We’re still cleaning up the mess that was made when it was decided that Iraq, which had nothing to do with 9/11, would pay the price for Osama bin Laden.

And anyone who believes that conflict with Iran would be short and sweet is a blithering idiot (see Bolton, John). Any attack would unify Persia against American aggression, not to mention all the sympathy it would get from other nations, Islamic and not.

So before the Congress decides that it would rather torpedo the accord with Iran than take a chance, it should understand the consequences of its action.

And it would help if each senator or congressman who votes for war agree to send a member of his or her family to fight — because the odds are this is being left for a bunch of American kids who will have a hard time understanding why their lives are at risk.

4. By Monday, we are expected to know if Hillary Clinton is running for President of the United States.

Here’s what bothers me: Why is she doing this in a coldly remote video announcement?

Please don’t get me wrong — I think she’d be a good commander-in-chief. I think she has all the qualifications, and I’m fairly certain that, come Nov. 8, 2016, I will cast my vote for her.

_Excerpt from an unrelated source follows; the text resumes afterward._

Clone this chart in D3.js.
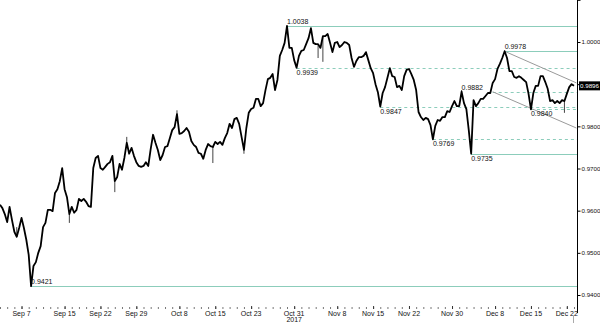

I’m sure she wants to be President. But I want her to want to run for President

I want her to be excited about the idea of going out and talking to people and shaking hands and mixing it up for 19 months. I want some joy and some passion about who she is, and why she should lead this country. I want her to tell me why I should be excited about her and what her vision is.

Truth be told, that’s why she lost to President Obama eight years ago. He had a great story to tell and vision to spread, and he’s an awfully good speaker. She seemed put upon to tell whatever story she had.

If I were involved in the planning, I would send Mrs. Clinton someplace symbolic — Seneca Falls or Philadelphia or Detroit — and I would gather as many people I could get on a Sunday afternoon. I would let her shout out why the nation needs her. 

And like so many others, I’m sick of the campaign being so focused on Iowa and New Hampshire, which is where she is expected to head after the video shows up on social media.

This is the time to go places where the main campaign won’t: the big cities on the East Coast and West Coast, the Southern and Rocky Mountain states that no one really believes she’s going to win. Show people that you have a vision for all 50 states, and for everybody in them.

My understanding of Hillary Clinton is that she was a child of the ‘60s, at the vanguard of the protest movements that made this country better. She needs to rekindle that passion and inspire the people who are planning to vote for her, many because the idea of one of these wacky Republicans in the White House is too horrible to contemplate.

At this juncture, the Democratic race is expected to be a coronation. But that doesn’t mean it has to be joyless and uninspiring. Hillary Clinton needs to thwart the naysayers, the narrow-minded creeps who seem to have dominated the conversation in recent months. She needs to make the heads of people on Fox News spin. 

Get out there and fight for it, Hillary. There’s plenty of time for Twitter and Facebook.

5. This was a little longer than usual. And to think I wasn’t sure what I would write about. See you Monday.